Scientists are particularly concerned about the thawing permafrost and releasing the methane trapped within (the gas would trap more heat in the atmosphere and provoke more warming) and losing the Arctic sea ice that reflects sunlight back into space (as that ice surface dwindles, more heat is absorbed in the ocean, melting more ice). There are many others, and each presents an unknown boundary that could throw a wrench into a system that's already going haywire—think of them as a collection of invisible trip wires that would screw everything over.

NASA just uncovered another one—melting sea ice releases methane—and here comes yet another. The New York Times reports:

Now scientists have identified another feedback loop that may be accelerating the loss of carbon dioxide from the topsoil of forests in the United States, contributing to climate change ... the warmer it gets, the more active are the microbes that eat the topsoil and exhale carbon dioxide afterward.

While that finding is not surprising, said the lead author, Francesca Hopkins, a doctoral researcher in the Department of Earth System Science at Irvine, she and her collaborators also found that in warmer temperatures the microbes are better able to digest decades-old carbon stored in the soils.
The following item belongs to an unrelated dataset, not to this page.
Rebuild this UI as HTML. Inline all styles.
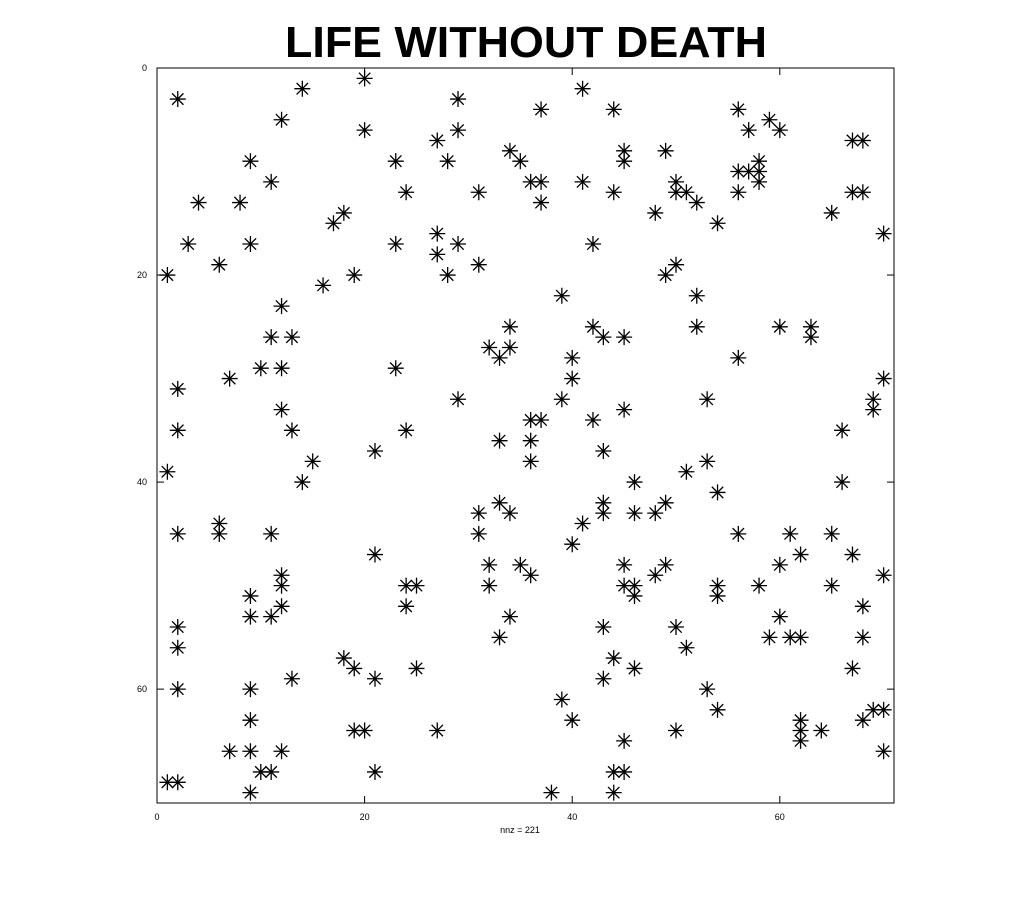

Scientists had previously that the old carbon was inaccessible because it had become fixed in the soil.

Essentially, the warmer it gets, the easier time microbes will have devouring carbon in forests' topsoil; even the stuff previously thought inedible. And as the microbes belch out more and more carbon, the warmer it will get.

This could have some serious ramifications. "Under the moderate warming scenario predicted by the Intergovernmental Panel on Climate Change," notes the Times, "Ms. Hopkins’s experiment indicated that the respiration rates of the microbes — and the amount of carbon-dioxide they exhale — would roughly double by 2100." Which, of course, would significantly speed up warming worldwide. The bottom line is, shiiiiiiiiit.